### STORED DATA
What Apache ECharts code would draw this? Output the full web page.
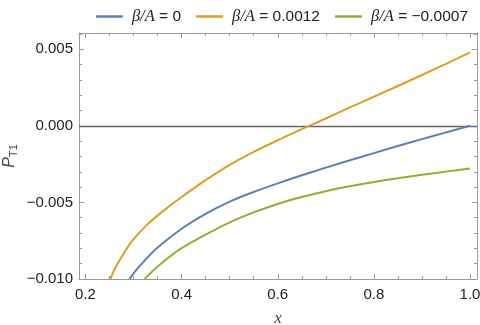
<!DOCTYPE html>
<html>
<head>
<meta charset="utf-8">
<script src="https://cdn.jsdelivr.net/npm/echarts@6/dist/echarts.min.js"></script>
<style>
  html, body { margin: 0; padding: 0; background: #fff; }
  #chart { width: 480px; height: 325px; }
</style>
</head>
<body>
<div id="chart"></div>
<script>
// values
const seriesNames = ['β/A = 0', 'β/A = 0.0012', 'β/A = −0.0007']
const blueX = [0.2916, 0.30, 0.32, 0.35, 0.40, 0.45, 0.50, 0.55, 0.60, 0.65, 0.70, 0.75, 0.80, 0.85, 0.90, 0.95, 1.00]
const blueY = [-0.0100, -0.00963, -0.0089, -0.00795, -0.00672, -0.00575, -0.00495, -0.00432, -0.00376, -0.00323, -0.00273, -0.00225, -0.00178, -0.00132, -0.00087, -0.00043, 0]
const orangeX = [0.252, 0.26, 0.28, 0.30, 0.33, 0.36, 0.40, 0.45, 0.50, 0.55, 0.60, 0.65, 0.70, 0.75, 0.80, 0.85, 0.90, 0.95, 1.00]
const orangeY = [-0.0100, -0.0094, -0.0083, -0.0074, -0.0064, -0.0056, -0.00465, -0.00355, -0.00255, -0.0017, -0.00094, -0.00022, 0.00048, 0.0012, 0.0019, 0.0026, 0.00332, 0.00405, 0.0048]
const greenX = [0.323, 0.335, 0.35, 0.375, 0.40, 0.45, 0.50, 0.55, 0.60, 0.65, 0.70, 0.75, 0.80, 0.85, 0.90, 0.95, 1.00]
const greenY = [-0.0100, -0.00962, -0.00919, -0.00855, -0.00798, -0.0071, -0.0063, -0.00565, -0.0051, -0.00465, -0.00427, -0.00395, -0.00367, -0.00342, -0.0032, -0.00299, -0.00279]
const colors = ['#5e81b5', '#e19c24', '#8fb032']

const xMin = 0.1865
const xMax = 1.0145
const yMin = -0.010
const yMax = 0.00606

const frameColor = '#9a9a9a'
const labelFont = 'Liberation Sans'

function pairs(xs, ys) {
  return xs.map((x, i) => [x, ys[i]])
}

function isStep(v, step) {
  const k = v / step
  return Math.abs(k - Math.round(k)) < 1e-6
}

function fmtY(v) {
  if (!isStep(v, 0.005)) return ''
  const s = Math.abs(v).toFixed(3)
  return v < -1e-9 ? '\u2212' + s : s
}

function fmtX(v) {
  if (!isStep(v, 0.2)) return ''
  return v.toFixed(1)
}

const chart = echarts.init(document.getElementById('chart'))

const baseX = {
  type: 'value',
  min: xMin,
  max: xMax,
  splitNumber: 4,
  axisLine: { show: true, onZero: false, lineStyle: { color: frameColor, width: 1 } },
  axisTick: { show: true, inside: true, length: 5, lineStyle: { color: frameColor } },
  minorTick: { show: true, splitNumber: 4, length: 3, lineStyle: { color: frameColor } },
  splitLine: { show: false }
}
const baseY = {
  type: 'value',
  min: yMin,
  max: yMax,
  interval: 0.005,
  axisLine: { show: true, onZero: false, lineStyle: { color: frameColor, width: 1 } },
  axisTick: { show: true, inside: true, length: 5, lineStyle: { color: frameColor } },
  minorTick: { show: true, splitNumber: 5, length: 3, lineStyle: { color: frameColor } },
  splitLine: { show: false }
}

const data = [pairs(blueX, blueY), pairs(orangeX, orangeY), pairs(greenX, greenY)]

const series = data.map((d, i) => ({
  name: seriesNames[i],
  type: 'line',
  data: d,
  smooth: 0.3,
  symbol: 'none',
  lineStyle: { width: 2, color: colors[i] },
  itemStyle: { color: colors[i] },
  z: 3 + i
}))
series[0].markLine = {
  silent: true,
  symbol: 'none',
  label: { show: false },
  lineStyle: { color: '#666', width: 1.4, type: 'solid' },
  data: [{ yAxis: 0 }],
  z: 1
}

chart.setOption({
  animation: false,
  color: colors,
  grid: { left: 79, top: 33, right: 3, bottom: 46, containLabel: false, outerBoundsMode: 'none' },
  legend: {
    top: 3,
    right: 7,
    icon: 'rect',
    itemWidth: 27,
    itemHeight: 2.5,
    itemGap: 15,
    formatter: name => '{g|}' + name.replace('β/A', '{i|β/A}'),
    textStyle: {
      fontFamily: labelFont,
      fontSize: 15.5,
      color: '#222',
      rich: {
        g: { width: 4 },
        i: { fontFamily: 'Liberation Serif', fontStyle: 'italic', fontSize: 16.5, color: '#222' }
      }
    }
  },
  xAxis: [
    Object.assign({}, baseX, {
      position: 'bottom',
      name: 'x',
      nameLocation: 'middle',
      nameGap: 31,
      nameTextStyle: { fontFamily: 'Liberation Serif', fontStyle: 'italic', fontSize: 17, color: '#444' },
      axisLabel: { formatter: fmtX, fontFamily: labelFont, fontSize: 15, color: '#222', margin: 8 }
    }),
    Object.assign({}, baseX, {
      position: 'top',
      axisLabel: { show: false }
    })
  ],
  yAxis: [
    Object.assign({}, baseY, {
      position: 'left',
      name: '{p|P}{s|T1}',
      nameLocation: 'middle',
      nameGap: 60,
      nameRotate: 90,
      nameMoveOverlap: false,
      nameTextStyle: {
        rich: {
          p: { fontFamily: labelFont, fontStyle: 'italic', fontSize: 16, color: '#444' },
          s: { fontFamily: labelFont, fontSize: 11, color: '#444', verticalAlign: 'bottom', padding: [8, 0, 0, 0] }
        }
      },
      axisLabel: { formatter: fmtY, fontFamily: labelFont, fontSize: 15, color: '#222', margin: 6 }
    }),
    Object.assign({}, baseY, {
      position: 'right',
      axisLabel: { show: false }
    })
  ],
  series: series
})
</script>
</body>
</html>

### WHAT YOU HAVE TO DO
Reproduce the whole listing word for word, setting aside any pictures.

### WORKED SOLUTION
What Apache ECharts code would draw this? Output the full web page.
<!DOCTYPE html>
<html>
<head>
<meta charset="utf-8">
<script src="https://cdn.jsdelivr.net/npm/echarts@6/dist/echarts.min.js"></script>
<style>
  html, body { margin: 0; padding: 0; background: #fff; }
  #chart { width: 480px; height: 325px; }
</style>
</head>
<body>
<div id="chart"></div>
<script>
// values
const seriesNames = ['β/A = 0', 'β/A = 0.0012', 'β/A = −0.0007']
const blueX = [0.2916, 0.30, 0.32, 0.35, 0.40, 0.45, 0.50, 0.55, 0.60, 0.65, 0.70, 0.75, 0.80, 0.85, 0.90, 0.95, 1.00]
const blueY = [-0.0100, -0.00963, -0.0089, -0.00795, -0.00672, -0.00575, -0.00495, -0.00432, -0.00376, -0.00323, -0.00273, -0.00225, -0.00178, -0.00132, -0.00087, -0.00043, 0]
const orangeX = [0.252, 0.26, 0.28, 0.30, 0.33, 0.36, 0.40, 0.45, 0.50, 0.55, 0.60, 0.65, 0.70, 0.75, 0.80, 0.85, 0.90, 0.95, 1.00]
const orangeY = [-0.0100, -0.0094, -0.0083, -0.0074, -0.0064, -0.0056, -0.00465, -0.00355, -0.00255, -0.0017, -0.00094, -0.00022, 0.00048, 0.0012, 0.0019, 0.0026, 0.00332, 0.00405, 0.0048]
const greenX = [0.323, 0.335, 0.35, 0.375, 0.40, 0.45, 0.50, 0.55, 0.60, 0.65, 0.70, 0.75, 0.80, 0.85, 0.90, 0.95, 1.00]
const greenY = [-0.0100, -0.00962, -0.00919, -0.00855, -0.00798, -0.0071, -0.0063, -0.00565, -0.0051, -0.00465, -0.00427, -0.00395, -0.00367, -0.00342, -0.0032, -0.00299, -0.00279]
const colors = ['#5e81b5', '#e19c24', '#8fb032']

const xMin = 0.1865
const xMax = 1.0145
const yMin = -0.010
const yMax = 0.00606

const frameColor = '#9a9a9a'
const labelFont = 'Liberation Sans'

function pairs(xs, ys) {
  return xs.map((x, i) => [x, ys[i]])
}

function isStep(v, step) {
  const k = v / step
  return Math.abs(k - Math.round(k)) < 1e-6
}

function fmtY(v) {
  if (!isStep(v, 0.005)) return ''
  const s = Math.abs(v).toFixed(3)
  return v < -1e-9 ? '\u2212' + s : s
}

function fmtX(v) {
  if (!isStep(v, 0.2)) return ''
  return v.toFixed(1)
}

const chart = echarts.init(document.getElementById('chart'))

const baseX = {
  type: 'value',
  min: xMin,
  max: xMax,
  splitNumber: 4,
  axisLine: { show: true, onZero: false, lineStyle: { color: frameColor, width: 1 } },
  axisTick: { show: true, inside: true, length: 5, lineStyle: { color: frameColor } },
  minorTick: { show: true, splitNumber: 4, length: 3, lineStyle: { color: frameColor } },
  splitLine: { show: false }
}
const baseY = {
  type: 'value',
  min: yMin,
  max: yMax,
  interval: 0.005,
  axisLine: { show: true, onZero: false, lineStyle: { color: frameColor, width: 1 } },
  axisTick: { show: true, inside: true, length: 5, lineStyle: { color: frameColor } },
  minorTick: { show: true, splitNumber: 5, length: 3, lineStyle: { color: frameColor } },
  splitLine: { show: false }
}

const data = [pairs(blueX, blueY), pairs(orangeX, orangeY), pairs(greenX, greenY)]

const series = data.map((d, i) => ({
  name: seriesNames[i],
  type: 'line',
  data: d,
  smooth: 0.3,
  symbol: 'none',
  lineStyle: { width: 2, color: colors[i] },
  itemStyle: { color: colors[i] },
  z: 3 + i
}))
series[0].markLine = {
  silent: true,
  symbol: 'none',
  label: { show: false },
  lineStyle: { color: '#666', width: 1.4, type: 'solid' },
  data: [{ yAxis: 0 }],
  z: 1
}

chart.setOption({
  animation: false,
  color: colors,
  grid: { left: 79, top: 33, right: 3, bottom: 46, containLabel: false, outerBoundsMode: 'none' },
  legend: {
    top: 3,
    right: 7,
    icon: 'rect',
    itemWidth: 27,
    itemHeight: 2.5,
    itemGap: 15,
    formatter: name => '{g|}' + name.replace('β/A', '{i|β/A}'),
    textStyle: {
      fontFamily: labelFont,
      fontSize: 15.5,
      color: '#222',
      rich: {
        g: { width: 4 },
        i: { fontFamily: 'Liberation Serif', fontStyle: 'italic', fontSize: 16.5, color: '#222' }
      }
    }
  },
  xAxis: [
    Object.assign({}, baseX, {
      position: 'bottom',
      name: 'x',
      nameLocation: 'middle',
      nameGap: 31,
      nameTextStyle: { fontFamily: 'Liberation Serif', fontStyle: 'italic', fontSize: 17, color: '#444' },
      axisLabel: { formatter: fmtX, fontFamily: labelFont, fontSize: 15, color: '#222', margin: 8 }
    }),
    Object.assign({}, baseX, {
      position: 'top',
      axisLabel: { show: false }
    })
  ],
  yAxis: [
    Object.assign({}, baseY, {
      position: 'left',
      name: '{p|P}{s|T1}',
      nameLocation: 'middle',
      nameGap: 60,
      nameRotate: 90,
      nameMoveOverlap: false,
      nameTextStyle: {
        rich: {
          p: { fontFamily: labelFont, fontStyle: 'italic', fontSize: 16, color: '#444' },
          s: { fontFamily: labelFont, fontSize: 11, color: '#444', verticalAlign: 'bottom', padding: [8, 0, 0, 0] }
        }
      },
      axisLabel: { formatter: fmtY, fontFamily: labelFont, fontSize: 15, color: '#222', margin: 6 }
    }),
    Object.assign({}, baseY, {
      position: 'right',
      axisLabel: { show: false }
    })
  ],
  series: series
})
</script>
</body>
</html>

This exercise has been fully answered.